L’histoire démarre dans une Italie grinçante et rouillée comme une vieille balançoire qui aurait trop vécu, condamnée à progressivement disparaître. Les murs desquamés de cette banlieue de Naples suintent les ocres et la misère d’une classe ouvrière dont on finit par douter qu’elle ait jamais existé. Ici rien ne scintille mis à part quelques rares breloques pendues au clou d’une bijouterie peu orthodoxe. La mer semble tout aussi grise et fade qu’un jour sans fin. Pourtant Marcello y trace son sillon discret, vivotant de son petit négoce de toilettage pour chiens, sans oublier quelques compléments de salaires douteux pour mettre un peu de beurre dans ses pâtes et surtout celles d’Alida, sa fille qu’il aime comme la prunelle de ses yeux et que son ex-femme lui confie un week-end sur deux. C’est une belle complicité qui lie ces deux-là, une admiration réciproque qui leur fait partager les mêmes passions, celle notamment de plonger avec masque et tuba en eaux claires, même s’il faut aller les chercher loin de là.
Dans cette cité tristounette, Marcello a pourtant toujours un sourire radieux, un mot gentil à offrir. Sa simple présence discrète semble spontanément rendre la vie plus douce à ceux qui le croisent. Il est de ceux qui ne haussent jamais la voix, incapable de refuser un service, même si une petite alerte intérieure lui susurre que c’est loin d’être une bonne idée. Marcello est un brave. Tout aussi courageux quand il s’agit d’affronter un cerbère déchaîné qu’on lui amène à manucurer, que gentil quand il s’agit d’aider son prochain. D'ailleurs ici tout le monde l’aime. Même ce satané Simoncino, un fou furieux taillé comme un molosse qui, dès sa sortie de taule, recommence à terroriser tout le monde, même les caïds de la zone. Il faut dire qu’il consacre le peu de neurones que la cocaïne n’a pas encore fusillés à se procurer de quoi détruire le reste de son cerveau. Mais Marcello, en pauvre hère, ne parvient guère à lui résister et se retrouve vite entraîné vers une destinée toujours plus violente et sombre, tandis que les toutous toilettés du chenil observent ces hommes qui sont décidément plus féroces que des bêtes.
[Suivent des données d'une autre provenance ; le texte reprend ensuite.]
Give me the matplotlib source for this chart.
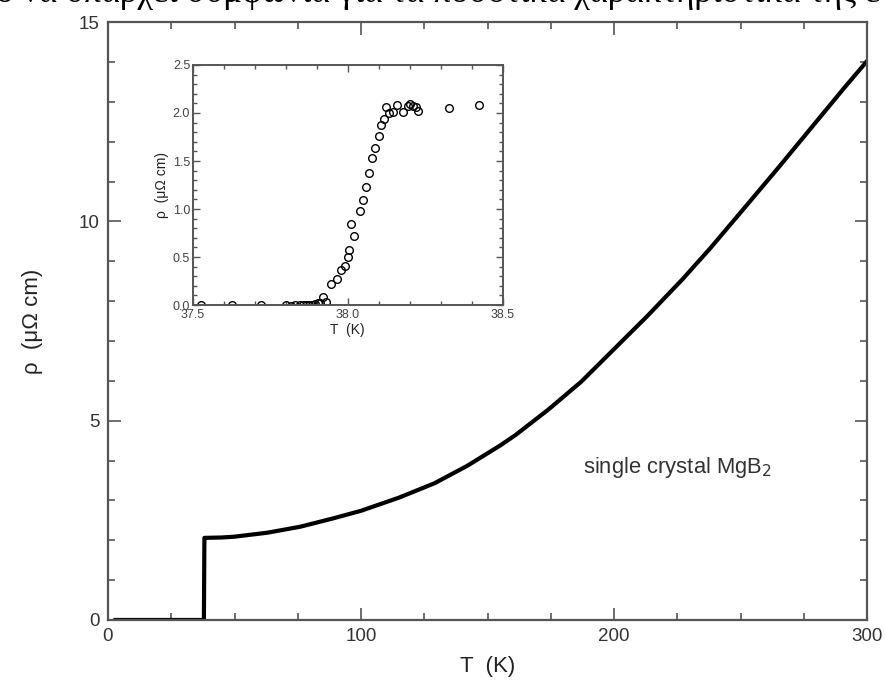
import matplotlib
matplotlib.use('Agg')
import matplotlib.pyplot as plt
from matplotlib.ticker import MultipleLocator, FormatStrFormatter

plt.rcParams['font.family'] = ['Liberation Sans', 'DejaVu Sans']
plt.rcParams['font.serif'] = ['Liberation Serif', 'DejaVu Serif']

# main curve
T_main = [3, 10, 20, 30, 37.9, 38.1, 45, 50, 63, 76, 89, 100, 115, 129, 142, 155,
          161, 174, 187, 200, 213, 227, 238, 252, 265, 278, 291, 300]
rho_main = [0, 0, 0, 0, 0, 2.06, 2.07, 2.09, 2.19, 2.34, 2.55, 2.74, 3.07, 3.43, 3.87, 4.38,
            4.64, 5.28, 5.98, 6.80, 7.62, 8.55, 9.33, 10.38, 11.36, 12.36, 13.36, 14.03]

# inset points near Tc
T_in = [37.527, 37.627, 37.72, 37.80, 37.815, 37.83, 37.845, 37.855, 37.865, 37.875,
        37.885, 37.895, 37.905, 37.91, 37.92, 37.93, 37.946, 37.965, 37.978, 37.992,
        38.0, 38.005, 38.011, 38.019, 38.04, 38.048, 38.059, 38.07, 38.078, 38.088,
        38.1, 38.108, 38.118, 38.124, 38.134, 38.145, 38.158, 38.177, 38.194, 38.2,
        38.212, 38.22, 38.226, 38.328, 38.425]
rho_in = [0.0, 0.0, 0.0, 0.0, -0.01, 0.0, 0.0, 0.005, 0.005, 0.005,
          0.005, 0.01, 0.02, 0.02, 0.08, 0.03, 0.215, 0.27, 0.365, 0.41,
          0.50, 0.57, 0.84, 0.72, 0.98, 1.09, 1.23, 1.37, 1.53, 1.64,
          1.76, 1.875, 1.94, 2.06, 2.0, 2.01, 2.08, 2.01, 2.07, 2.09,
          2.07, 2.06, 2.02, 2.05, 2.08]

gray = '#555555'
txt = '#333333'

fig = plt.figure(figsize=(8.85, 6.84), dpi=100)

# cut-off line of text from the page above the figure
fig.text(-0.004, 0.9975, 'ο να υπάρχει συμφωνία για τα ποσοτικά χαρακτηριστικά της ε',
         fontfamily='serif', fontsize=25.5, va='baseline', ha='left')

ax = fig.add_axes([0.122, 0.0936, 0.858, 0.874])
ax.plot(T_main, rho_main, color='black', lw=3.0, solid_joinstyle='round')
ax.set_xlim(0, 300)
ax.set_ylim(0, 15)
ax.xaxis.set_major_locator(MultipleLocator(100))
ax.xaxis.set_minor_locator(MultipleLocator(25))
ax.yaxis.set_major_locator(MultipleLocator(5))
ax.yaxis.set_minor_locator(MultipleLocator(1))
ax.tick_params(which='both', direction='in', top=True, right=True, color=gray,
               labelcolor=txt, labelsize=13.5, width=1.2)
ax.tick_params(which='major', length=9, pad=6)
ax.tick_params(which='minor', length=5)
for s in ax.spines.values():
    s.set_color(gray)
    s.set_linewidth(1.6)
ax.set_xlabel('T  (K)', fontsize=16, color='#222222', labelpad=8)
ax.set_ylabel('ρ  (μΩ cm)', fontsize=16, color='#222222', labelpad=26)
ax.text(0.626, 0.255, 'single crystal MgB$_2$', transform=ax.transAxes,
        fontsize=15.8, color='#333333', va='center')

ins = fig.add_axes([0.218, 0.554, 0.350, 0.351])
ins.plot(T_in, rho_in, 'o', mfc='none', mec='black', ms=5.5, mew=1.0)
ins.set_xlim(37.5, 38.5)
ins.set_ylim(0, 2.5)
ins.xaxis.set_major_locator(MultipleLocator(0.5))
ins.xaxis.set_minor_locator(MultipleLocator(0.1))
ins.yaxis.set_major_locator(MultipleLocator(0.5))
ins.yaxis.set_minor_locator(MultipleLocator(0.1))
ins.xaxis.set_major_formatter(FormatStrFormatter('%.1f'))
ins.yaxis.set_major_formatter(FormatStrFormatter('%.1f'))
ins.tick_params(which='both', direction='in', top=True, right=True, color=gray,
                labelcolor='#444444', labelsize=9, width=1.0)
ins.tick_params(axis='x', pad=3)
ins.tick_params(axis='y', pad=2)
ins.tick_params(which='major', length=5)
ins.tick_params(which='minor', length=3)
for s in ins.spines.values():
    s.set_color(gray)
    s.set_linewidth(1.4)
ins.set_xlabel('T  (K)', fontsize=10, color='#222222', labelpad=1)
ins.set_ylabel('ρ  (μΩ cm)', fontsize=10, color='#222222', labelpad=3)

fig.savefig('out.png', dpi=100)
Dogman se dévide implacablement tel une tragédie grecque dans laquelle Marcello Fonte, qui endosse le rôle principal, est tout bonnement époustouflant, d’abord poignant puis magistral quand il laisse éclater sa rage de ne pas parvenir à exister. Il excelle dans cette descente aux enfers inéluctable. Que les dents grincent en chemin c’est certain, mais ça ne nous empêche pas de sourire, voire de rire aux éclats au détour d’une parenthèse humoristique où le ridicule ne tue pas les chiens, malgré tous les efforts de leurs maîtres.